Of course, if you yourself happen to be more famous than the person you're shooting, well, all bets are off. (Shown above, Orla Kiely, who I met with her husband, and who had all the time in the world for me: that's true class, in my book).
Oh! Speaking of photography: I was kindly asked by the people with W hotels in NY to do a photo shoot/party for NY fashion week, and I'm so glad I'm here and the plans fell thru, but I can't think of anyone - apart from the Photodiarist - who I'd rather have to it than Shini (curated by Susie Bubble), so if you're in NY right now, check out Bubble + Cube.
• Ask people's names.
For example, this is Paolo, who shoots for Paris Match and all kinds of great publications, and who greeted me with a huge hug when I saw him again in February. Simply because I remembered his name and greeted him each day with a big 'Hi Paolo!'
And if you can, write it down after. Or, better yet, take one quick digital shot of their ID tag. While it's great in general to have business cards (something I always used to give out when I was doing street style photography, because in the beginning, no one knew what it was, and it helped give me an air of legitimacy), really at fashion week, there's almost no point. You might exchange cards but at the end of five days of this madness, all you end up with is a bag full of cards an no idea who they belong to. I find shooting someone's tag right after I've shot them helps me ID them better.
The unbelievable thing is, today, in Florida, I decided to illustrate this guide with only photos from my very first day of my very first fashion week, and lo and behold: I met and photographed two girls who are now my friends!
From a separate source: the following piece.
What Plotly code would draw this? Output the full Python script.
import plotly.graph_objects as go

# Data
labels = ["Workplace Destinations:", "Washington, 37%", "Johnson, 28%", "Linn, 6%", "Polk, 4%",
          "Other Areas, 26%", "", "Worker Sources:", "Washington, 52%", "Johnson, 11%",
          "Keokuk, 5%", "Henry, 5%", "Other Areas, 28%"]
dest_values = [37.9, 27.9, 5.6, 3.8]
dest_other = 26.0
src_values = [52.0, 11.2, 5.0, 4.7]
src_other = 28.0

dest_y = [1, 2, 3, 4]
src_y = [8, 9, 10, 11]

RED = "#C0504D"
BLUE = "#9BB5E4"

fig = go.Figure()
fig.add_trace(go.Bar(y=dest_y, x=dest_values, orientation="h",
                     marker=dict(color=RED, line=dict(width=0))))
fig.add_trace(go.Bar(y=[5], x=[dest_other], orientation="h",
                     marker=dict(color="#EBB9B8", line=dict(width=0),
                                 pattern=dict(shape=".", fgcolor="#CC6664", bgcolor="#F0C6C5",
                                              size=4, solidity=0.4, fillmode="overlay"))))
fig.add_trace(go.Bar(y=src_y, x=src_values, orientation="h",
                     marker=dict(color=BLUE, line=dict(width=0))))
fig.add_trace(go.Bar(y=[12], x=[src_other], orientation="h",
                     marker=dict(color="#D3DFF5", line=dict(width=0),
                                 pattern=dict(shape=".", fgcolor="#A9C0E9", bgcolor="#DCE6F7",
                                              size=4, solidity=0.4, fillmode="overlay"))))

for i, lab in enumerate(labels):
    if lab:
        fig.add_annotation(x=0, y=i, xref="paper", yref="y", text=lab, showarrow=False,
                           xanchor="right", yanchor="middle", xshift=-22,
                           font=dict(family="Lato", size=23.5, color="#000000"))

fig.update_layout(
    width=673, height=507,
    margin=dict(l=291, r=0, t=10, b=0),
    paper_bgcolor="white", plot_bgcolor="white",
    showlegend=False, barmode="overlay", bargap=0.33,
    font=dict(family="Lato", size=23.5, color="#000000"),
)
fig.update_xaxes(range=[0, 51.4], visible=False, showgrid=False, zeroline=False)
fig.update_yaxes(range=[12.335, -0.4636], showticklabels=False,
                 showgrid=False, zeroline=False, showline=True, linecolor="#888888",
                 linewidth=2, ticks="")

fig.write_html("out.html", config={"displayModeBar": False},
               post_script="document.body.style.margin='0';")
Daniella, of F blog fame (above), and below, Jackie, the Platform Princess!
Of course, all rules are made to be broken, so trust your instincts, judgement, and discretion.
But mostly, let's try to remember our manners, boys and girls. The basic rules of etiquette still apply at all fashion weeks, anywhere in the world. If you can learn the words 'please' and 'thank you' in whatever tongue that city speaks, you'll do just fine. And let a smile be your umbrella.
(I shot everything here on Day One, London Fashion Week, Somerset House, September 2009).